• Stated goal:
Search the data for the word "React". Reproduce every line where it is found.

• Supplied data:
════════════════════
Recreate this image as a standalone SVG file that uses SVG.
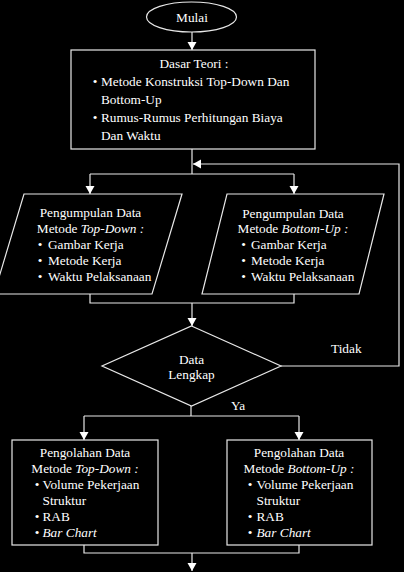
════════════════════
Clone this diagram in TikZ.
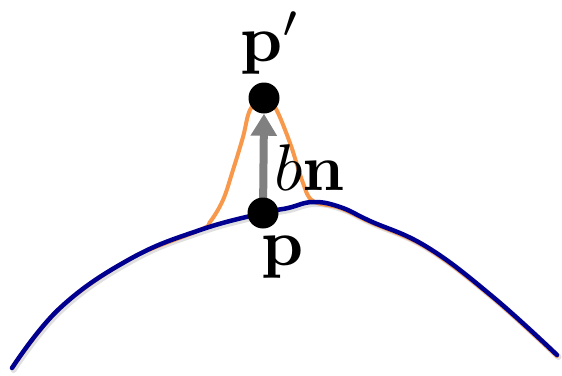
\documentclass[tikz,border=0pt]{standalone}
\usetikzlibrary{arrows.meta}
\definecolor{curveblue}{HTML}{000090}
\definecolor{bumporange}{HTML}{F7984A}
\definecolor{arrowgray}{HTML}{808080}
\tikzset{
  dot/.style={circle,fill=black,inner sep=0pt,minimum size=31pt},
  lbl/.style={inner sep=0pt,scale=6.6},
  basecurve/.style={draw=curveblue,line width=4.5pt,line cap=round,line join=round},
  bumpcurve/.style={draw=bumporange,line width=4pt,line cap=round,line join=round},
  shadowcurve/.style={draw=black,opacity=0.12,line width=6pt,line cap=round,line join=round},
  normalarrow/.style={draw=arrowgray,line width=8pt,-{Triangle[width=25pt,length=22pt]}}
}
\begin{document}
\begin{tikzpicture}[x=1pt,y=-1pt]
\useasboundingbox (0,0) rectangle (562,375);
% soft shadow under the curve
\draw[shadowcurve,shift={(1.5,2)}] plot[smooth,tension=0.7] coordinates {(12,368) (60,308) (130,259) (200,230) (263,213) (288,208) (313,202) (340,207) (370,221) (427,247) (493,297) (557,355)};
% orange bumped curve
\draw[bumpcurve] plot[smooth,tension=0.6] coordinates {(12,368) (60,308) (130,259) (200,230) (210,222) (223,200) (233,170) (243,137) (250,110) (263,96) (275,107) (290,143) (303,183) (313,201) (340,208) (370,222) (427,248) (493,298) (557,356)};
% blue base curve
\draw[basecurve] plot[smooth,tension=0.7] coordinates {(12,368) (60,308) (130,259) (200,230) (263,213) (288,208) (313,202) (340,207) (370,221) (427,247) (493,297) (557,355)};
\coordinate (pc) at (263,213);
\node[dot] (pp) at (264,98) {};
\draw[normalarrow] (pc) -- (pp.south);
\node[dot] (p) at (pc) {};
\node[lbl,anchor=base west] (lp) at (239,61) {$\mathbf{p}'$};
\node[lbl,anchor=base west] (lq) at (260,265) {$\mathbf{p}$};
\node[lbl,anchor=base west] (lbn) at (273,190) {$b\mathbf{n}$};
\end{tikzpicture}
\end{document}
════════════════════
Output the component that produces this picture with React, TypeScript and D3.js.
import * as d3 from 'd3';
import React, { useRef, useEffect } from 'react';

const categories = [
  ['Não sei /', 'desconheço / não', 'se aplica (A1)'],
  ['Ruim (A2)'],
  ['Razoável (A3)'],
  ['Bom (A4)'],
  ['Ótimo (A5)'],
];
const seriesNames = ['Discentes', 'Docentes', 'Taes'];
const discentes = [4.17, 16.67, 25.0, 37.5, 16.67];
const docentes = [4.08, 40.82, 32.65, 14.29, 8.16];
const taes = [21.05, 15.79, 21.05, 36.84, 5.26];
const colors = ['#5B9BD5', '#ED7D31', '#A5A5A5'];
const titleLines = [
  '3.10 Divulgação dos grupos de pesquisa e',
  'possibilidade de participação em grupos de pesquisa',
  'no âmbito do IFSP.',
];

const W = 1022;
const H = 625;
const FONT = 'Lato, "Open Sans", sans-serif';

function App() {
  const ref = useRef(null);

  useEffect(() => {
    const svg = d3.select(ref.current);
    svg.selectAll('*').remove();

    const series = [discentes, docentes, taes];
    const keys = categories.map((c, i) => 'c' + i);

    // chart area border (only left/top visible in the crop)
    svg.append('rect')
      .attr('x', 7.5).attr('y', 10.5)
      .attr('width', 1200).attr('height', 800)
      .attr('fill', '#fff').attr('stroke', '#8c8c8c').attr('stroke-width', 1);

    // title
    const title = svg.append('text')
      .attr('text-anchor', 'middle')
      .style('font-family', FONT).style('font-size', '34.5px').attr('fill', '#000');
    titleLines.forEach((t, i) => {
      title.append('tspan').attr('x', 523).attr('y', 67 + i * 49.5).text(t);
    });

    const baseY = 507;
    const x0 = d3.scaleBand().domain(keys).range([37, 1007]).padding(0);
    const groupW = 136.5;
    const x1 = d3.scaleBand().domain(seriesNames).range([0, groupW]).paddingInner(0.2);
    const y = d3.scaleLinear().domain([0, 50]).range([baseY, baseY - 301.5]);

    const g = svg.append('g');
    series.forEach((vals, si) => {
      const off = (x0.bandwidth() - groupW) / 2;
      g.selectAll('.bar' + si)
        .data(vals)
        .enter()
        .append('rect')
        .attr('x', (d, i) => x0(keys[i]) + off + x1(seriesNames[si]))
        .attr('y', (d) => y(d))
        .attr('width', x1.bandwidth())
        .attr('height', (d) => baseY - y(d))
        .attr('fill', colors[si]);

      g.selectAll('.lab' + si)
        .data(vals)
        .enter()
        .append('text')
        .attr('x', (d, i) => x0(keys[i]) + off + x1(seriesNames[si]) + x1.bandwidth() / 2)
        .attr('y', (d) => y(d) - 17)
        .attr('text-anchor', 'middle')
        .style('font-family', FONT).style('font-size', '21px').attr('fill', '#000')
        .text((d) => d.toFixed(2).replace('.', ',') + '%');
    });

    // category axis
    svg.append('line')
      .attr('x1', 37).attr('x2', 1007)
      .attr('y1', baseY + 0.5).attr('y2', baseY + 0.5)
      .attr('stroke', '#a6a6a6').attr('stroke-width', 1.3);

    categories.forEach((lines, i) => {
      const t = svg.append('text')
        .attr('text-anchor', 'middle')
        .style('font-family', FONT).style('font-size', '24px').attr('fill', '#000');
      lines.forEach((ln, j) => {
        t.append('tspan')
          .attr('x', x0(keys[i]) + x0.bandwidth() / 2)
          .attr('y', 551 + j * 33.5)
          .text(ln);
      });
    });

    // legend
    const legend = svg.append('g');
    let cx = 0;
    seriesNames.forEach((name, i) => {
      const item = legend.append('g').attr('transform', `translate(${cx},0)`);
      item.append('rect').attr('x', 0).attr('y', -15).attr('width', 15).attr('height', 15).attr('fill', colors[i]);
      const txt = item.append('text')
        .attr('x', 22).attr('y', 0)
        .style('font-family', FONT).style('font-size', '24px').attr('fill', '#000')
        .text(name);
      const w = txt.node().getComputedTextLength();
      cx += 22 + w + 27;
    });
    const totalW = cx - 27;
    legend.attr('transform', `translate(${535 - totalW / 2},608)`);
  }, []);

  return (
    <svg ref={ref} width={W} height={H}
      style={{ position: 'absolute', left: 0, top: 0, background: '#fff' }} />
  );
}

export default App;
════════════════════
• Completed exercise:
Output the component that produces this picture with React, TypeScript and D3.js.
import React, { useRef, useEffect } from 'react';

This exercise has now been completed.